- What to do
Copy from the first line below down to and including the line with "var isTotal = [true, false, false, false, false, false, true];". Skip the pictures.

━━━━━━

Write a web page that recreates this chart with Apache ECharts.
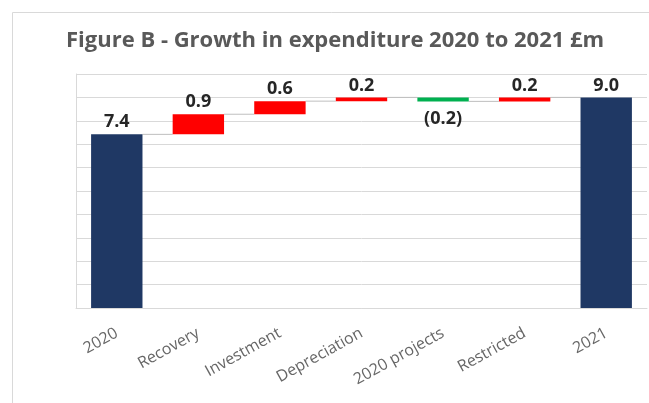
<!DOCTYPE html>
<html>
<head>
<meta charset="utf-8">
<script src="https://cdn.jsdelivr.net/npm/echarts@6/dist/echarts.min.js"></script>
<style>
html,body{margin:0;padding:0;background:#fff;}
#c{width:649px;height:403px;}
</style>
</head>
<body>
<div id="c"></div>
<script>
var categories = ['2020', 'Recovery', 'Investment', 'Depreciation', '2020 projects', 'Restricted', '2021'];
var values = [7.42, 0.86, 0.56, 0.16, -0.17, 0.17, 9.0];
var isTotal = [true, false, false, false, false, false, true];

var base = [], height = [], colors = [], tops = [];
var running = 0;
for (var i = 0; i < values.length; i++) {
  var v = values[i];
  if (isTotal[i]) {
    base.push(0); height.push(v); colors.push('#1f3864');
    running = v;
  } else {
    var start = running, end = running + v;
    base.push(Math.min(start, end));
    height.push(Math.abs(v));
    colors.push(v >= 0 ? '#ff0000' : '#00b050');
    running = end;
  }
  tops.push(running);
}

function fmt(v) {
  var s = Math.abs(v).toFixed(1);
  return v < 0 ? '(' + s + ')' : s;
}

var connData = [];
for (var j = 0; j < values.length - 1; j++) connData.push([j, tops[j]]);

var chart = echarts.init(document.getElementById('c'));
chart.setOption({
  animation: false,
  title: {
    text: 'Figure B - Growth in expenditure 2020 to 2021 \u00a3m',
    left: 61, top: 25,
    textStyle: { fontFamily: 'Open Sans', fontWeight: 'bold', fontSize: 22, color: '#595959' }
  },
  graphic: [{
    type: 'rect', left: 10, top: 10,
    shape: { width: 700, height: 450 },
    style: { fill: 'none', stroke: '#d9d9d9', lineWidth: 1 },
    z: -1
  }],
  grid: { left: 76, right: 2, top: 74, bottom: 95 },
  xAxis: {
    type: 'category',
    data: categories,
    axisLine: { show: true, lineStyle: { color: '#d9d9d9' } },
    axisTick: { show: false },
    axisLabel: { rotate: 29, interval: 0, color: '#666666', fontFamily: 'Open Sans', fontSize: 16, margin: 24 }
  },
  yAxis: {
    type: 'value', min: 0, max: 10, interval: 1,
    axisLabel: { show: false },
    axisTick: { show: false },
    axisLine: { show: true, lineStyle: { color: '#d9d9d9' } },
    splitLine: { lineStyle: { color: '#d9d9d9', width: 1 } }
  },
  series: [
    {
      type: 'bar', stack: 'w', data: base, barCategoryGap: '37%',
      itemStyle: { color: 'transparent' }, silent: true
    },
    {
      type: 'bar', stack: 'w',
      data: height.map(function (h, k) {
        return {
          value: h,
          itemStyle: { color: colors[k] },
          label: {
            show: true,
            position: values[k] < 0 ? 'bottom' : 'top',
            formatter: fmt(values[k]),
            distance: values[k] < 0 ? 8 : 3
          }
        };
      }),
      label: { fontFamily: 'Open Sans', fontWeight: 'bold', fontSize: 18, color: '#262626' }
    },
    {
      type: 'custom',
      data: connData,
      renderItem: function (params, api) {
        var idx = api.value(0);
        var y = api.value(1);
        var p1 = api.coord([idx, y]);
        var p2 = api.coord([idx + 1, y]);
        var bw = api.size([1, 0])[0] * 0.63 / 2;
        return {
          type: 'line',
          shape: { x1: p1[0] + bw, y1: p1[1], x2: p2[0] - bw, y2: p2[1] },
          style: { stroke: '#bfbfbf', lineWidth: 1 }
        };
      },
      z: 1
    }
  ]
});
</script>
</body>
</html>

━━━━━━

- Reply
Write a web page that recreates this chart with Apache ECharts.
<!DOCTYPE html>
<html>
<head>
<meta charset="utf-8">
<script src="https://cdn.jsdelivr.net/npm/echarts@6/dist/echarts.min.js"></script>
<style>
html,body{margin:0;padding:0;background:#fff;}
#c{width:649px;height:403px;}
</style>
</head>
<body>
<div id="c"></div>
<script>
var categories = ['2020', 'Recovery', 'Investment', 'Depreciation', '2020 projects', 'Restricted', '2021'];
var values = [7.42, 0.86, 0.56, 0.16, -0.17, 0.17, 9.0];
var isTotal = [true, false, false, false, false, false, true];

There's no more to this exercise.